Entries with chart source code
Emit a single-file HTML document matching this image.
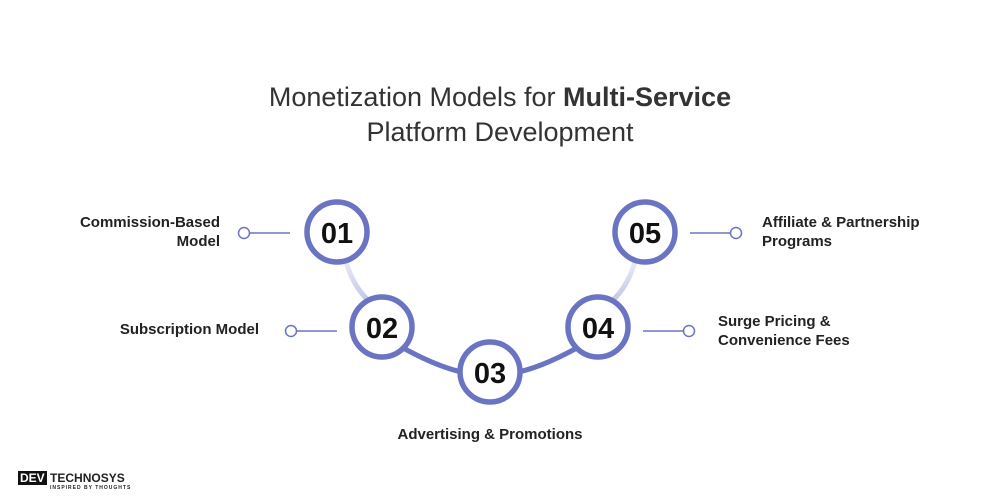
<!DOCTYPE html>
<html><head><meta charset="utf-8"><style>
body{margin:0;width:1000px;height:500px;background:#fff;position:relative;overflow:hidden;font-family:"Liberation Sans",sans-serif;color:#222}
.t{position:absolute;left:0;width:1000px;text-align:center;font-size:27px;color:#333}
.l{position:absolute;font-size:15px;font-weight:bold;color:#222;line-height:19px}
</style></head><body>
<div class="t" style="top:82px">Monetization Models for <b>Multi-Service</b></div>
<div class="t" style="top:117px">Platform Development</div>
<svg width="1000" height="500" style="position:absolute;left:0;top:0">
<defs>
<linearGradient id="g1" x1="0" y1="0" x2="0" y2="1"><stop offset="0" stop-color="#eceef8"/><stop offset="1" stop-color="#c4c8e8"/></linearGradient>
</defs>
<g fill="none" stroke-width="5">
<path d="M345 258 Q352 285 368 300" stroke="url(#g1)"/>
<path d="M636 258 Q629 285 613 300" stroke="url(#g1)"/>
<path d="M405 349 Q440 368 466 373" stroke="#6b74c3"/>
<path d="M575 349 Q540 368 514 373" stroke="#6b74c3"/>
</g>
<g stroke="#6b74c3" stroke-width="1.5" fill="#fff">
<line x1="250" y1="233" x2="290" y2="233"/><circle cx="244" cy="233" r="5.5"/>
<line x1="297" y1="331" x2="337" y2="331"/><circle cx="291" cy="331" r="5.5"/>
<line x1="643" y1="331" x2="683" y2="331"/><circle cx="689" cy="331" r="5.5"/>
<line x1="690" y1="233" x2="730" y2="233"/><circle cx="736" cy="233" r="5.5"/>
</g>
<g stroke="#6b74c3" stroke-width="5.5" fill="#fff">
<circle cx="337" cy="232" r="30"/><circle cx="382" cy="327" r="30"/><circle cx="490" cy="372" r="30"/><circle cx="598" cy="327" r="30"/><circle cx="645" cy="232" r="30"/>
</g>
<g font-family="Liberation Sans,sans-serif" font-weight="bold" font-size="29" text-anchor="middle" fill="#111">
<text x="337" y="243">01</text><text x="382" y="338">02</text><text x="490" y="383">03</text><text x="598" y="338">04</text><text x="645" y="243">05</text>
</g>
</svg>
<div class="l" style="right:780px;top:213px;text-align:right">Commission-Based<br>Model</div>
<div class="l" style="right:741px;top:320px;text-align:right">Subscription Model</div>
<div class="l" style="left:718px;top:312px">Surge Pricing &amp;<br>Convenience Fees</div>
<div class="l" style="left:762px;top:213px">Affiliate &amp; Partnership<br>Programs</div>
<div class="l" style="left:0;width:980px;text-align:center;top:425px">Advertising &amp; Promotions</div>
<div style="position:absolute;left:18px;top:471px;font-size:12px;font-weight:bold;letter-spacing:0px"><span style="background:#111;color:#fff;padding:0 2px">DEV</span> TECHNOSYS<div style="font-size:5px;letter-spacing:1px;margin-left:32px">INSPIRED BY THOUGHTS</div></div>
</body></html>
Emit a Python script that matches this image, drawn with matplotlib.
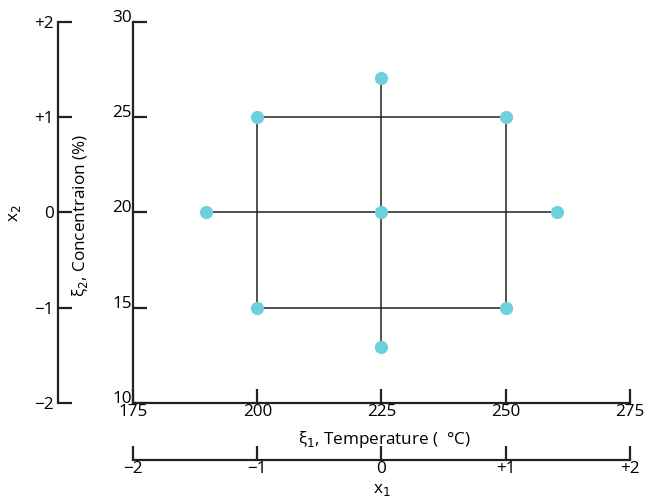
import matplotlib
matplotlib.use("Agg")
import matplotlib.pyplot as plt

plt.rcParams['font.family'] = ['Open Sans', 'DejaVu Sans']
plt.rcParams['mathtext.fontset'] = 'dejavusans'

# Design points (natural units)
temp = [200, 250, 200, 250, 189.6, 260.4, 225, 225, 225]
conc = [15, 15, 25, 25, 20, 20, 12.93, 27.07, 20]

# Connecting lines
square_t = [200, 250, 250, 200, 200]
square_c = [15, 15, 25, 25, 15]
axial_t = [189.6, 260.4]
axial_c = [12.93, 27.07]
center_t = 225
center_c = 20

temp_ticks = [175, 200, 225, 250, 275]
conc_ticks = [10, 15, 20, 25, 30]
coded_ticks = [-2, -1, 0, 1, 2]
coded_labels = ['\u22122', '\u22121', '0', '+1', '+2']

line_c = '#222222'
dot_c = '#6ecfdf'
fs = 12.3
lw = 1.6

fig = plt.figure(figsize=(6.46, 5.03), dpi=100)
ax = fig.add_axes([0.2059, 0.1988, 0.7693, 0.7575])

ax.plot(square_t, square_c, color=line_c, lw=1.1, zorder=2)
ax.plot(axial_t, [center_c, center_c], color=line_c, lw=1.1, zorder=2)
ax.plot([center_t, center_t], axial_c, color=line_c, lw=1.1, zorder=2)
ax.plot(temp, conc, 'o', color=dot_c, ms=9.5, mec='none', zorder=3)

ax.set_xlim(175, 275)
ax.set_ylim(10, 30)
ax.set_xticks(temp_ticks)
ax.set_yticks(conc_ticks)
for s in ['top', 'right']:
    ax.spines[s].set_visible(False)
for s in ['left', 'bottom']:
    ax.spines[s].set_linewidth(lw)
    ax.spines[s].set_color(line_c)
ax.tick_params(direction='in', length=10, width=lw, color=line_c, labelsize=fs, pad=1)
# y labels sit a little above their ticks in the original
plt.setp(ax.get_yticklabels(), va='baseline')

# coded x2 axis on the left
axl = fig.add_axes([0.0898, 0.1988, 0.0001, 0.7575])
axl.set_ylim(-2, 2)
axl.set_yticks(coded_ticks)
axl.set_yticklabels(coded_labels)
axl.set_xticks([])
axl.patch.set_visible(False)
for s in ['top', 'right', 'bottom']:
    axl.spines[s].set_visible(False)
axl.spines['left'].set_linewidth(lw)
axl.spines['left'].set_color(line_c)
axl.tick_params(direction='in', length=10, width=lw, color=line_c, labelsize=fs, pad=3)

# coded x1 axis at the bottom
axb = fig.add_axes([0.2059, 0.0855, 0.7693, 0.0001])
axb.set_xlim(-2, 2)
axb.set_xticks(coded_ticks)
axb.set_xticklabels(coded_labels)
axb.set_yticks([])
axb.patch.set_visible(False)
for s in ['top', 'right', 'left']:
    axb.spines[s].set_visible(False)
axb.spines['bottom'].set_linewidth(lw)
axb.spines['bottom'].set_color(line_c)
axb.tick_params(direction='in', length=10, width=lw, color=line_c, labelsize=fs, pad=1)

fig.text(384 / 646, 1 - 439 / 503, '\u03be$_1$, Temperature (  \u00b0C)',
         ha='center', va='center', fontsize=fs)
fig.text(382 / 646, 1 - 490 / 503, 'x$_1$', ha='center', va='center', fontsize=fs)
fig.text(80 / 646, 1 - 215 / 503, '\u03be$_2$, Concentraion (%)', ha='center', va='center',
         rotation=90, fontsize=fs)
fig.text(15 / 646, 1 - 213 / 503, 'x$_2$', ha='center', va='center', rotation=90, fontsize=fs)

fig.savefig('out.png', dpi=100)
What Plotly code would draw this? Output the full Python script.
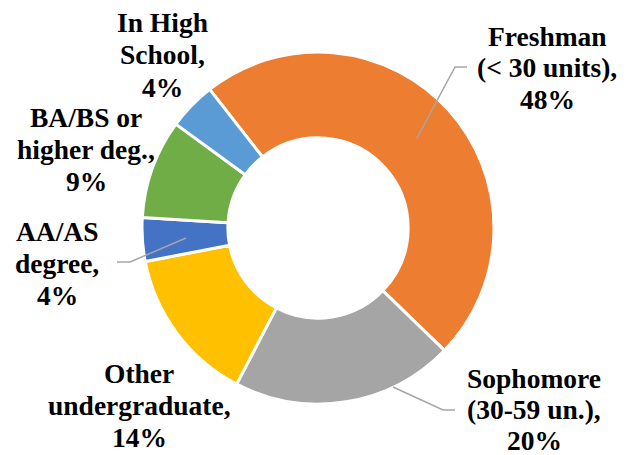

> _WHAT THIS TASK INVOLVES_
Copy out all of the data word for word. Do not carry over any picture.

> _RESPONSE TO THIS EXERCISE_
Emit a single-file HTML document matching this image.
<!DOCTYPE html>
<html><head><meta charset="utf-8"><style>
body{margin:0;width:1000px;height:500px;background:#fff;position:relative;overflow:hidden;font-family:"Liberation Sans",sans-serif;color:#222}
.t{position:absolute;left:0;width:1000px;text-align:center;font-size:27px;color:#333}
.l{position:absolute;font-size:15px;font-weight:bold;color:#222;line-height:19px}
</style></head><body>
<div class="t" style="top:82px">Monetization Models for <b>Multi-Service</b></div>
<div class="t" style="top:117px">Platform Development</div>
<svg width="1000" height="500" style="position:absolute;left:0;top:0">
<defs>
<linearGradient id="g1" x1="0" y1="0" x2="0" y2="1"><stop offset="0" stop-color="#eceef8"/><stop offset="1" stop-color="#c4c8e8"/></linearGradient>
</defs>
<g fill="none" stroke-width="5">
<path d="M345 258 Q352 285 368 300" stroke="url(#g1)"/>
<path d="M636 258 Q629 285 613 300" stroke="url(#g1)"/>
<path d="M405 349 Q440 368 466 373" stroke="#6b74c3"/>
<path d="M575 349 Q540 368 514 373" stroke="#6b74c3"/>
</g>
<g stroke="#6b74c3" stroke-width="1.5" fill="#fff">
<line x1="250" y1="233" x2="290" y2="233"/><circle cx="244" cy="233" r="5.5"/>
<line x1="297" y1="331" x2="337" y2="331"/><circle cx="291" cy="331" r="5.5"/>
<line x1="643" y1="331" x2="683" y2="331"/><circle cx="689" cy="331" r="5.5"/>
<line x1="690" y1="233" x2="730" y2="233"/><circle cx="736" cy="233" r="5.5"/>
</g>
<g stroke="#6b74c3" stroke-width="5.5" fill="#fff">
<circle cx="337" cy="232" r="30"/><circle cx="382" cy="327" r="30"/><circle cx="490" cy="372" r="30"/><circle cx="598" cy="327" r="30"/><circle cx="645" cy="232" r="30"/>
</g>
<g font-family="Liberation Sans,sans-serif" font-weight="bold" font-size="29" text-anchor="middle" fill="#111">
<text x="337" y="243">01</text><text x="382" y="338">02</text><text x="490" y="383">03</text><text x="598" y="338">04</text><text x="645" y="243">05</text>
</g>
</svg>
<div class="l" style="right:780px;top:213px;text-align:right">Commission-Based<br>Model</div>
<div class="l" style="right:741px;top:320px;text-align:right">Subscription Model</div>
<div class="l" style="left:718px;top:312px">Surge Pricing &amp;<br>Convenience Fees</div>
<div class="l" style="left:762px;top:213px">Affiliate &amp; Partnership<br>Programs</div>
<div class="l" style="left:0;width:980px;text-align:center;top:425px">Advertising &amp; Promotions</div>
<div style="position:absolute;left:18px;top:471px;font-size:12px;font-weight:bold;letter-spacing:0px"><span style="background:#111;color:#fff;padding:0 2px">DEV</span> TECHNOSYS<div style="font-size:5px;letter-spacing:1px;margin-left:32px">INSPIRED BY THOUGHTS</div></div>
</body></html>
Emit a Python script that matches this image, drawn with matplotlib.
import matplotlib
matplotlib.use("Agg")
import matplotlib.pyplot as plt

plt.rcParams['font.family'] = ['Open Sans', 'DejaVu Sans']
plt.rcParams['mathtext.fontset'] = 'dejavusans'

# Design points (natural units)
temp = [200, 250, 200, 250, 189.6, 260.4, 225, 225, 225]
conc = [15, 15, 25, 25, 20, 20, 12.93, 27.07, 20]

# Connecting lines
square_t = [200, 250, 250, 200, 200]
square_c = [15, 15, 25, 25, 15]
axial_t = [189.6, 260.4]
axial_c = [12.93, 27.07]
center_t = 225
center_c = 20

temp_ticks = [175, 200, 225, 250, 275]
conc_ticks = [10, 15, 20, 25, 30]
coded_ticks = [-2, -1, 0, 1, 2]
coded_labels = ['\u22122', '\u22121', '0', '+1', '+2']

line_c = '#222222'
dot_c = '#6ecfdf'
fs = 12.3
lw = 1.6

fig = plt.figure(figsize=(6.46, 5.03), dpi=100)
ax = fig.add_axes([0.2059, 0.1988, 0.7693, 0.7575])

ax.plot(square_t, square_c, color=line_c, lw=1.1, zorder=2)
ax.plot(axial_t, [center_c, center_c], color=line_c, lw=1.1, zorder=2)
ax.plot([center_t, center_t], axial_c, color=line_c, lw=1.1, zorder=2)
ax.plot(temp, conc, 'o', color=dot_c, ms=9.5, mec='none', zorder=3)

ax.set_xlim(175, 275)
ax.set_ylim(10, 30)
ax.set_xticks(temp_ticks)
ax.set_yticks(conc_ticks)
for s in ['top', 'right']:
    ax.spines[s].set_visible(False)
for s in ['left', 'bottom']:
    ax.spines[s].set_linewidth(lw)
    ax.spines[s].set_color(line_c)
ax.tick_params(direction='in', length=10, width=lw, color=line_c, labelsize=fs, pad=1)
# y labels sit a little above their ticks in the original
plt.setp(ax.get_yticklabels(), va='baseline')

# coded x2 axis on the left
axl = fig.add_axes([0.0898, 0.1988, 0.0001, 0.7575])
axl.set_ylim(-2, 2)
axl.set_yticks(coded_ticks)
axl.set_yticklabels(coded_labels)
axl.set_xticks([])
axl.patch.set_visible(False)
for s in ['top', 'right', 'bottom']:
    axl.spines[s].set_visible(False)
axl.spines['left'].set_linewidth(lw)
axl.spines['left'].set_color(line_c)
axl.tick_params(direction='in', length=10, width=lw, color=line_c, labelsize=fs, pad=3)

# coded x1 axis at the bottom
axb = fig.add_axes([0.2059, 0.0855, 0.7693, 0.0001])
axb.set_xlim(-2, 2)
axb.set_xticks(coded_ticks)
axb.set_xticklabels(coded_labels)
axb.set_yticks([])
axb.patch.set_visible(False)
for s in ['top', 'right', 'left']:
    axb.spines[s].set_visible(False)
axb.spines['bottom'].set_linewidth(lw)
axb.spines['bottom'].set_color(line_c)
axb.tick_params(direction='in', length=10, width=lw, color=line_c, labelsize=fs, pad=1)

fig.text(384 / 646, 1 - 439 / 503, '\u03be$_1$, Temperature (  \u00b0C)',
         ha='center', va='center', fontsize=fs)
fig.text(382 / 646, 1 - 490 / 503, 'x$_1$', ha='center', va='center', fontsize=fs)
fig.text(80 / 646, 1 - 215 / 503, '\u03be$_2$, Concentraion (%)', ha='center', va='center',
         rotation=90, fontsize=fs)
fig.text(15 / 646, 1 - 213 / 503, 'x$_2$', ha='center', va='center', rotation=90, fontsize=fs)

fig.savefig('out.png', dpi=100)
What Plotly code would draw this? Output the full Python script.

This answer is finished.